Lr$med is a modification of the correponding first element of the passed L parameter.
Lr$clasif has as many components as remaining instances.
Since points (cells) will have been removed, medoid numbering is modified. Therefore, Lr$med has the NEW index of each medoid in the filtered set.
Lr$clasif contains the number of the medoid (i.e.: the cluster) to which each instance has been assigned, and therefore does not change.
All indexes start at 1 (R convention).
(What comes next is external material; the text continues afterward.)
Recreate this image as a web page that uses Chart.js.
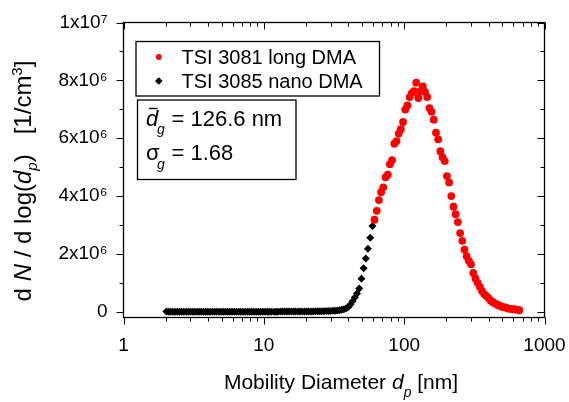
<!DOCTYPE html>
<html>
<head>
<meta charset="utf-8">
<script src="https://cdn.jsdelivr.net/npm/chart.js@4/dist/chart.umd.min.js"></script>
<style>
  html, body { margin: 0; padding: 0; background: #fff; }
  #wrap { width: 569px; height: 402px; }
</style>
</head>
<body>
<div id="wrap"><canvas id="chart" width="569" height="402"></canvas></div>
<script>
// Mobility diameters [nm] of the nano DMA scan (64 channels per decade)
const nanoDiameters = [
  2.02, 2.09, 2.17, 2.25, 2.33, 2.42, 2.50, 2.59, 2.69, 2.79, 2.89, 3.00, 3.11, 3.22, 3.34, 3.46,
  3.59, 3.72, 3.85, 3.99, 4.14, 4.29, 4.45, 4.61, 4.78, 4.96, 5.14, 5.33, 5.52, 5.72, 5.93, 6.15,
  6.38, 6.61, 6.85, 7.10, 7.37, 7.64, 7.91, 8.20, 8.51, 8.82, 9.14, 9.47, 9.82, 10.2, 10.6, 10.9,
  11.3, 11.8, 12.2, 12.6, 13.1, 13.6, 14.1, 14.6, 15.1, 15.7, 16.3, 16.8, 17.5, 18.1, 18.8, 19.5,
  20.2, 20.9, 21.7, 22.5, 23.3, 24.1, 25.0, 25.9, 26.9, 27.9, 28.9, 30.0, 31.1, 32.2, 33.4, 34.6,
  35.9, 37.2, 38.5, 40.0, 41.4, 42.9, 44.5, 46.1, 47.8, 49.6, 51.4, 53.3, 55.2, 57.3, 59.4
];
// dN/dlog(dp) [1/cm3] measured with the nano DMA
const nanoCounts = [
  3200, 2100, 1500, 2600, 1800, 1200, 2300, 900, 1700, 1100, 1900, 800, 1400, 1000, 1600, 700,
  1200, 900, 1300, 600, 1100, 800, 1000, 700, 1200, 900, 1100, 800, 1300, 1000, 1200, 900,
  1400, 1100, 1300, 1200, 1500, 1300, 1600, 1400, 1700, 1600, 1900, 1800, 2100, 2000, 2300, 2200,
  2600, 2500, 2900, 2800, 3200, 3300, 3600, 3800, 4100, 4400, 4800, 5200, 5700, 6300, 6900, 7600,
  8400, 9300, 10300, 11500, 12800, 14300, 16000, 18000, 20000, 22500, 25000, 28000, 32000, 37000, 43000, 52000,
  64000, 82000, 110000, 160000, 250000, 360000, 490000, 630000, 800000, 1140000, 1500000, 1840000, 2180000, 2560000, 2960000
];
// Mobility diameters [nm] of the long DMA scan
const longDiameters = [
  61.5, 63.8, 66.1, 68.5, 71.0, 73.7, 76.4, 79.1, 82.0, 85.1, 88.2, 91.4, 94.7, 98.2, 101.8, 105.5,
  109.4, 113.4, 117.6, 121.9, 126.3, 131.0, 135.8, 140.7, 145.9, 151.2, 156.8, 162.5, 168.5, 174.7, 181.1, 187.7,
  194.6, 201.7, 209.1, 216.7, 224.7, 232.9, 241.4, 250.3, 259.5, 269.0, 278.8, 289.0, 299.6, 310.6, 322.0, 333.8,
  346.0, 358.7, 371.8, 385.4, 399.5, 414.2, 429.4, 445.1, 461.4, 478.3, 495.8, 514.0, 532.8, 552.3, 572.5, 593.5,
  615.3, 637.8, 661.2
];
// dN/dlog(dp) [1/cm3] measured with the long DMA
const longCounts = [
  3.18e6, 3.49e6, 3.86e6, 4.13e6, 4.30e6, 4.65e6, 4.74e6, 5.10e6, 5.24e6, 5.81e6, 5.90e6, 6.16e6, 6.31e6, 6.56e6, 6.99e6, 7.13e6,
  7.42e6, 7.56e6, 7.63e6, 7.92e6, 7.39e6, 7.63e6, 7.79e6, 7.60e6, 7.42e6, 7.04e6, 6.91e6, 6.64e6, 6.19e6, 5.96e6, 5.55e6, 5.34e6,
  5.21e6, 4.69e6, 4.47e6, 4.00e6, 3.63e6, 3.37e6, 3.10e6, 2.72e6, 2.45e6, 2.15e6, 1.92e6, 1.76e6, 1.64e6, 1.34e6, 1.15e6, 1.00e6,
  0.86e6, 0.72e6, 0.61e6, 0.54e6, 0.47e6, 0.38e6, 0.33e6, 0.28e6, 0.24e6, 0.21e6, 0.17e6, 0.16e6, 0.14e6, 0.11e6, 0.10e6, 0.09e6,
  0.08e6, 0.07e6, 0.05e6
];

// Axis ticks
const xAllTicks = [1,2,3,4,5,6,7,8,9,10,20,30,40,50,60,70,80,90,100,200,300,400,500,600,700,800,900,1000];
const xMajorTicks = [1, 10, 100, 1000];
const xTickLabels = ['1', '10', '100', '1000'];
const yAllTicks = [0, 1e6, 2e6, 3e6, 4e6, 5e6, 6e6, 7e6, 8e6, 9e6, 1e7];
const yMajorTicks = [0, 2e6, 4e6, 6e6, 8e6, 1e7];
const yTickLabels = ['0', '2x10\u2076', '4x10\u2076', '6x10\u2076', '8x10\u2076', '1x10\u2077'];

// Fit parameters of the log-normal distribution
const geoMeanDiameter = '126.6';
const geoStdDev = '1.68';

const FONT = '"Liberation Sans", Arial, Helvetica, sans-serif';

function drawRuns(ctx, x, y, parts) {
  for (const p of parts) {
    ctx.font = (p.italic ? 'italic ' : '') + p.size + 'px ' + FONT;
    ctx.fillText(p.text, x, y + (p.dy || 0));
    x += ctx.measureText(p.text).width;
  }
  return x;
}
function runsWidth(ctx, parts) {
  let w = 0;
  for (const p of parts) {
    ctx.font = (p.italic ? 'italic ' : '') + p.size + 'px ' + FONT;
    w += ctx.measureText(p.text).width;
  }
  return w;
}

const decorations = {
  id: 'decorations',
  beforeDatasetsDraw(chart) {
    const { ctx, chartArea: a, scales: { x, y } } = chart;
    ctx.save();
    ctx.strokeStyle = '#000';
    ctx.lineWidth = 1;
    ctx.beginPath();
    for (const t of x.ticks) {
      const px = Math.round(x.getPixelForValue(t.value)) + 0.5;
      const len = xMajorTicks.includes(t.value) ? 7 : 4;
      ctx.moveTo(px, a.bottom); ctx.lineTo(px, a.bottom + len);
      ctx.moveTo(px, a.top); ctx.lineTo(px, a.top + len);
    }
    for (const t of y.ticks) {
      const py = Math.round(y.getPixelForValue(t.value)) + 0.5;
      const len = yMajorTicks.includes(t.value) ? 7 : 4;
      ctx.moveTo(a.left, py); ctx.lineTo(a.left - len, py);
      ctx.moveTo(a.right, py); ctx.lineTo(a.right - len, py);
    }
    ctx.stroke();
    ctx.lineWidth = 1.3;
    ctx.strokeRect(a.left, a.top, a.right - a.left, a.bottom - a.top);
    ctx.restore();
  },
  afterDatasetsDraw(chart) {
    const { ctx } = chart;
    ctx.save();
    ctx.fillStyle = '#000';
    ctx.strokeStyle = '#000';
    ctx.textBaseline = 'alphabetic';
    ctx.textAlign = 'left';

    // x axis title
    const xt = [
      { text: 'Mobility Diameter ', size: 21 },
      { text: 'd', size: 21, italic: true },
      { text: 'p', size: 14, italic: true, dy: 8 },
      { text: ' [nm]', size: 21 }
    ];
    const xw = runsWidth(ctx, xt);
    drawRuns(ctx, 341 - xw / 2, 389, xt);

    // y axis title (rotated)
    const yt = [
      { text: 'd ', size: 24 },
      { text: 'N', size: 24, italic: true },
      { text: ' / d log(', size: 24 },
      { text: 'd', size: 24, italic: true },
      { text: 'p', size: 15, italic: true, dy: 6 },
      { text: ')   [1/cm', size: 24 },
      { text: '3', size: 15, dy: -9 },
      { text: ']', size: 24 }
    ];
    const yw = runsWidth(ctx, yt);
    ctx.save();
    ctx.translate(31, 181);
    ctx.rotate(-Math.PI / 2);
    drawRuns(ctx, -yw / 2, 0, yt);
    ctx.restore();

    // legend
    ctx.lineWidth = 1.3;
    ctx.fillStyle = '#fff';
    ctx.fillRect(136, 41.5, 243.5, 54.5);
    ctx.strokeRect(136, 41.5, 243.5, 54.5);
    const ds = chart.data.datasets;
    const rows = [57, 81];
    ds.forEach((d, i) => {
      ctx.fillStyle = d.backgroundColor;
      Chart.helpers.drawPoint(ctx, {
        pointStyle: d.pointStyle,
        radius: d.pointStyle === 'circle' ? 2.9 : 3.8,
        borderWidth: 0
      }, 158.8, rows[i]);
      ctx.fillStyle = '#000';
      ctx.font = '20px ' + FONT;
      ctx.fillText(d.label, 181.5, rows[i] + 7);
    });

    // fit results box
    ctx.fillStyle = '#fff';
    ctx.fillRect(137.5, 100, 158.5, 79.5);
    ctx.strokeRect(137.5, 100, 158.5, 79.5);
    ctx.fillStyle = '#000';
    ctx.font = 'italic 22px ' + FONT;
    ctx.fillText('d', 146, 126);
    ctx.lineWidth = 1.4;
    ctx.beginPath();
    ctx.moveTo(149, 108.5); ctx.lineTo(157.5, 108.5);
    ctx.stroke();
    ctx.font = 'italic 14px ' + FONT;
    ctx.fillText('g', 157, 134);
    ctx.font = '22px ' + FONT;
    ctx.fillText('= ' + geoMeanDiameter + ' nm', 171.5, 126);
    ctx.fillText('\u03C3', 146, 160);
    ctx.font = 'italic 14px ' + FONT;
    ctx.fillText('g', 157, 169);
    ctx.font = '22px ' + FONT;
    ctx.fillText('= ' + geoStdDev, 171.5, 160);
    ctx.restore();
  }
};

new Chart(document.getElementById('chart'), {
  type: 'scatter',
  data: {
    datasets: [
      {
        label: 'TSI 3081 long DMA',
        data: longDiameters.map((d, i) => ({ x: d, y: longCounts[i] })),
        pointStyle: 'circle',
        pointRadius: 3.9,
        pointHoverRadius: 3.9,
        pointBorderWidth: 0,
        backgroundColor: '#ff0000',
        borderColor: '#ff0000'
      },
      {
        label: 'TSI 3085 nano DMA',
        data: nanoDiameters.map((d, i) => ({ x: d, y: nanoCounts[i] })),
        pointStyle: 'rectRot',
        pointRadius: 4,
        pointHoverRadius: 4,
        pointBorderWidth: 0,
        backgroundColor: '#000000',
        borderColor: '#000000'
      }
    ]
  },
  options: {
    responsive: false,
    animation: false,
    devicePixelRatio: 1,
    layout: { padding: { top: 22.5, right: 24.5, left: 0, bottom: 0 } },
    plugins: { legend: { display: false }, tooltip: { enabled: false } },
    scales: {
      x: {
        type: 'logarithmic',
        min: 1,
        max: 1000,
        afterBuildTicks: s => { s.ticks = xAllTicks.map(v => ({ value: v })); },
        afterFit: s => { s.height = 84.5; s.paddingLeft = 0; s.paddingRight = 0; },
        grid: { display: false, drawTicks: false },
        border: { display: false },
        ticks: {
          autoSkip: false,
          maxRotation: 0,
          padding: 17,
          color: '#000',
          font: { family: FONT, size: 19 },
          callback: v => {
            const k = xMajorTicks.indexOf(v);
            return k >= 0 ? xTickLabels[k] : '';
          }
        }
      },
      y: {
        type: 'linear',
        min: -2e5,
        max: 1e7,
        afterBuildTicks: s => { s.ticks = yAllTicks.map(v => ({ value: v })); },
        afterFit: s => { s.width = 123.5; s.paddingTop = 0; s.paddingBottom = 0; },
        grid: { display: false, drawTicks: false },
        border: { display: false },
        ticks: {
          autoSkip: false,
          padding: 16,
          color: '#000',
          font: { family: FONT, size: 19 },
          callback: v => {
            const k = yMajorTicks.indexOf(v);
            return k >= 0 ? yTickLabels[k] : '';
          }
        }
      }
    }
  },
  plugins: [decorations]
});
</script>
</body>
</html>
Please, see Details section
Examples
# Synthetic problem: 10 random seeds with coordinates in [0..20]
# to which random values in [-0.1..0.1] are added
M<-matrix(0,100,500)
rownames(M)<-paste0("rn",c(1:100))
for (i in (1:10))
{
p<-20*runif(500)
Rf <- matrix(0.2*(runif(5000)-0.5),nrow=10)
for (k in (1:10))
{
M[10*(i-1)+k,]=p+Rf[k,]
}
}
tmpfile1=paste0(tempdir(),"/pamtest.bin")
JWriteBin(M,tmpfile1,dtype="float",dmtype="full")
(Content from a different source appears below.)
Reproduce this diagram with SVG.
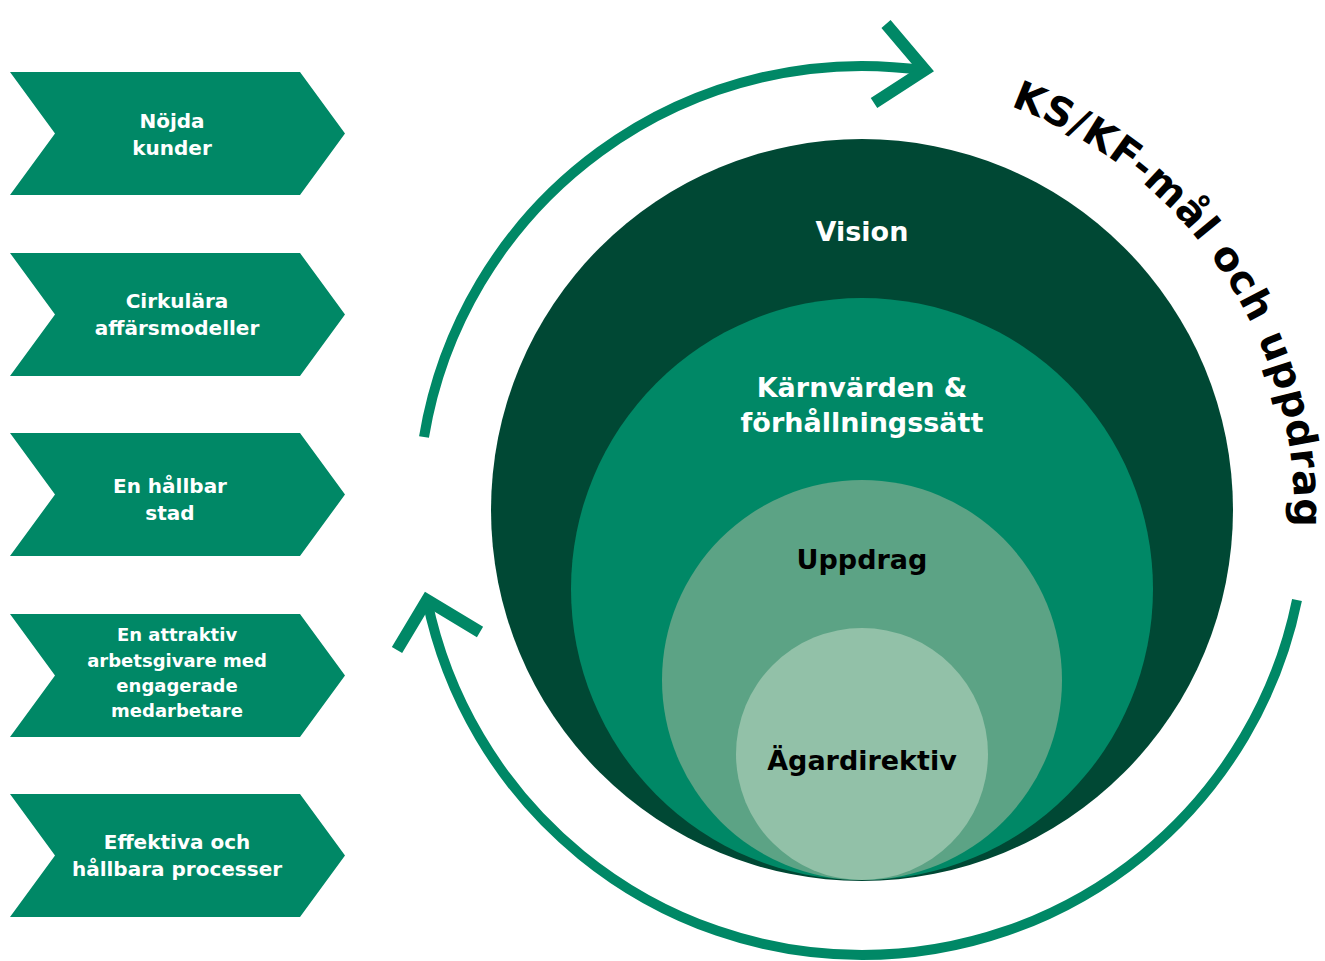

tmpdisfile1=paste0(tempdir(),"/pamDl2.bin")
CalcAndWriteDissimilarityMatrix(tmpfile1,tmpdisfile1,distype="L2",restype="float",nthreads=0)
L <- ApplyPAM(tmpdisfile1,10,init_method="BUILD")
# Which are the medoids
L$med
sil <- CalculateSilhouette(L$clasif,tmpdisfile1)
tmpfiltfile1=paste0(tempdir(),"/pamtestfilt.bin")
tmpfiltdisfile1=paste0(tempdir(),"/pamDL2filt.bin")
Lf<-FilterBySilhouetteQuantile(sil,L,tmpfile1,tmpfiltfile1,tmpdisfile1,tmpfiltdisfile1,
q=0.4,addcom=TRUE)
# The new medoids are the same points but renumbered, since the L$clasif array has less points
Lf$med